Monday, May 21, 2012

World Poverty: Living on $1-a-day


Carry this water bucket at 8 lbs per gallon x 5 gallons...
The commonly used “$1 a day” marker that defines extreme poverty was originally proposed by Ravallion, Datt, and van de Walle in a background paper for World Bank (1990).  In the latest update, “A Dollar a Day Revisited” [Policy Research Working Paper # 4620, The World Bank Development Research Department Group, May 2008] the current line for extreme poverty also known as absolute poverty has been adjusted up to $1.25.  The “cost of basic needs” method is used to arrive at this number.  “By this method, the food component of the poverty line is the expenditure needed to reach a food bundle, specific to each country (or region) that yields a stipulated food bundle requirement; a common figure is 2100 calories per person per day.  To this is added an allowance for non-food spending, which is typically anchored to the non-food spending of people whose food spending (or sometimes total spending) is near the food poverty line” [“A Dollar a Day Revisited,” 8].

            The local currency poverty line is converted to a common currency, the US dollar (USD), using the World Bank’s purchasing power parities.  “The International Comparison Program (commonly known as the ‘ICP’) is a worldwide statistical initiative to collect comparative price data and estimate purchasing power parities (PPPs) of the world’s economies.  Using PPPs instead of market exchange rates to convert currencies makes it possible to compare the output of economies and the welfare of their inhabitants in real terms (that is, controlling for differences in price levels)” [“Global Purchasing Power Parities and Real Expenditures: 2005 International Comparison Program” (International Bank for Reconstruction and Development/The World Bank.  Washington D.C., 2008.) 3]. “The 2005 International Comparison Program has produced estimates of the relative price levels of GDP and its principal aggregates for 146 economies.  These purchasing power parities express the values of local currencies in relation to the common currency.  In this report, the common currency is the U.S. dollar in 2005.  When applied to the value of GDP or any component of GDP, the resulting values reflect the real value of consumption in each economy, corrected for differences in price levels and unaffected by transitory movements of exchange rates” [Ibid., 9].

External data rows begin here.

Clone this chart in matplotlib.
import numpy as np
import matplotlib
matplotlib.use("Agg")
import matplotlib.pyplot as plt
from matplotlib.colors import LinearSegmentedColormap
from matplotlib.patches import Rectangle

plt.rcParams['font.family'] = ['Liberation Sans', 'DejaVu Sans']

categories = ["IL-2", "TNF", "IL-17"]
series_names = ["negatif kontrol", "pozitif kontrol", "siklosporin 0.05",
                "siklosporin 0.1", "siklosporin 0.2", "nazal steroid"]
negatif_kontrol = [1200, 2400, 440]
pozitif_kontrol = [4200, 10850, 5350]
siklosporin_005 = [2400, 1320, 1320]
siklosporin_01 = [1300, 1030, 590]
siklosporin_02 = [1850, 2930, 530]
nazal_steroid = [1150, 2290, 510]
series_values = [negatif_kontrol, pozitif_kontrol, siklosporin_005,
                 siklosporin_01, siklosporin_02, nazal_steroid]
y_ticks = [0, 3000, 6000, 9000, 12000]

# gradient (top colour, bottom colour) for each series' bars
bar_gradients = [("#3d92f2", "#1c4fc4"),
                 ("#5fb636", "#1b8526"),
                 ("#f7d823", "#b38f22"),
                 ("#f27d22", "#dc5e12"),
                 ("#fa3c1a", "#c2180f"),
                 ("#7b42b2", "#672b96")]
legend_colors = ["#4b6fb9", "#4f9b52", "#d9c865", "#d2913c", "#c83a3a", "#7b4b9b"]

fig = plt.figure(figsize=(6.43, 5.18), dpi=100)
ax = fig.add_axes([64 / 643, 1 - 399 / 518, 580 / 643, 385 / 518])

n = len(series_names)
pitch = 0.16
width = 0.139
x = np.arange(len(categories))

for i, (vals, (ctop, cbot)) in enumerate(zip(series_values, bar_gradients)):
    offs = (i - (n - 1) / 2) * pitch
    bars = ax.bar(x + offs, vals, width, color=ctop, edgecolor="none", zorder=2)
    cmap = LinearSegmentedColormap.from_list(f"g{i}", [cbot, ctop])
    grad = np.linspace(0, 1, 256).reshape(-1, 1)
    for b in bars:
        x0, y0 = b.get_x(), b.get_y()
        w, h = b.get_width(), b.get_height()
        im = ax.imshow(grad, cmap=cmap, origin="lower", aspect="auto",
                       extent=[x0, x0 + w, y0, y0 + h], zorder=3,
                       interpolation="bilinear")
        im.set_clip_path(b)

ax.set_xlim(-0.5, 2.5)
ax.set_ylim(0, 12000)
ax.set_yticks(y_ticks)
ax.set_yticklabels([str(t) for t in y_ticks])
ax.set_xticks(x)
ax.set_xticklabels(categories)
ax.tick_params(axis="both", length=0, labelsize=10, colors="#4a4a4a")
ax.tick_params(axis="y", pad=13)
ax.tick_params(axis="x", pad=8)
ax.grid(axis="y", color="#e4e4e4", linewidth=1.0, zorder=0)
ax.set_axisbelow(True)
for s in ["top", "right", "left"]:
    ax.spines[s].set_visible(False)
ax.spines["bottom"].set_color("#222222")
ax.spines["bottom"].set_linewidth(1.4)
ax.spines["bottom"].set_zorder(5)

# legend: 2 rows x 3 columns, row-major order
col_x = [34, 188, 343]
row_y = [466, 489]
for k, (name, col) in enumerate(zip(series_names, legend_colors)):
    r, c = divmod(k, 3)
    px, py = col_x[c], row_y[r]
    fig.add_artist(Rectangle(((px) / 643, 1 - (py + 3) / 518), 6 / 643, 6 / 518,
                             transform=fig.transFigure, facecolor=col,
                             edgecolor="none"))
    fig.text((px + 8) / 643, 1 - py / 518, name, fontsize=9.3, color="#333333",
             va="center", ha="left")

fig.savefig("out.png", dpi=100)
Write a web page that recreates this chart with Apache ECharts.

            Even though the main poverty line has been adjusted to $1.25-per-day it is still commonly referred to as “$1 a day” or “extreme poverty.”  The total number of people estimated to be living in extreme poverty is 1.4 billion in 2005, down from 1.9 billion in 1981.  Chen and Ravallion note that, “While the overall picture is good news, it is no cause for complacency.  The 390 million fewer poor by the $1 per day standard over 1981-2001 are still poor by the standards of middle-income developing countries, and certainly by the standards of what poverty means in rich countries.  And our estimates indicate that the number of people under $2 per day has actually risen” [Shaohua Chen and Martin Ravallion, “How Have The World’s Poorest Fared Since The Early 1980s?”  World Bank Policy Research Working Paper 3341, June 2004. 23-24].

Making mud cookies.
            Even so, progress is being made toward achieving Millennium Development Goal (MDG) 1—Eradicate Extreme Poverty and Hunger.  MDG1’s Targets 1 and 2 are to “Halve, between 1990 and 2015, the proportion of people whose income is less than $1 a day…[and to] Halve … the proportion of people who suffer from hunger”  [United Nations, “The Millennium Development Goals,” www.un.org/millennium/declaration/ares552e.htm].  Although this is encouraging, there will still be hundreds of millions of people living in extreme poverty.
            Chen and Ravallion give three qualifications of this progress: “Firstly, even achieving MDG1 will leave a great many very poor people.  The trend over 1981-2004 in the number living below $1 a day is about 17 million fewer people living under $1 a day per year.  At this rate of decline, there will still be over 800 million people living under $1 a day in 2015, even though the 1990 poverty rate will have been halved.  Secondly, progress has been slower for the $2 line.  Projecting our series forward linearly implies a headcount index for this line of about 40 percent in 2015, well short of the 30 percent figure needed to halve the 1990 index.  The number of people living below the $2 line actually rose over most of the period….  Projecting forward linearly to 2015 we can expect about 2.8 billion people 
Eating mud cookies to survive.
living under $2 a day (2 billion living between $1 and $2).  The relatively slower progress in reducing ‘$2-a-day poverty’ reflects, of course, the rising numbers of people living between $1 and $2.  That is not too surprising; those escaping extreme poverty will not be rapidly entering the global ‘middle-class.’  Thirdly, China naturally carries the largest weight in these calculations”  [“Absolute Poverty Measures for the Developing World, 1981-2004,” World Bank Policy Working Paper 4211, April 2007, 9-10].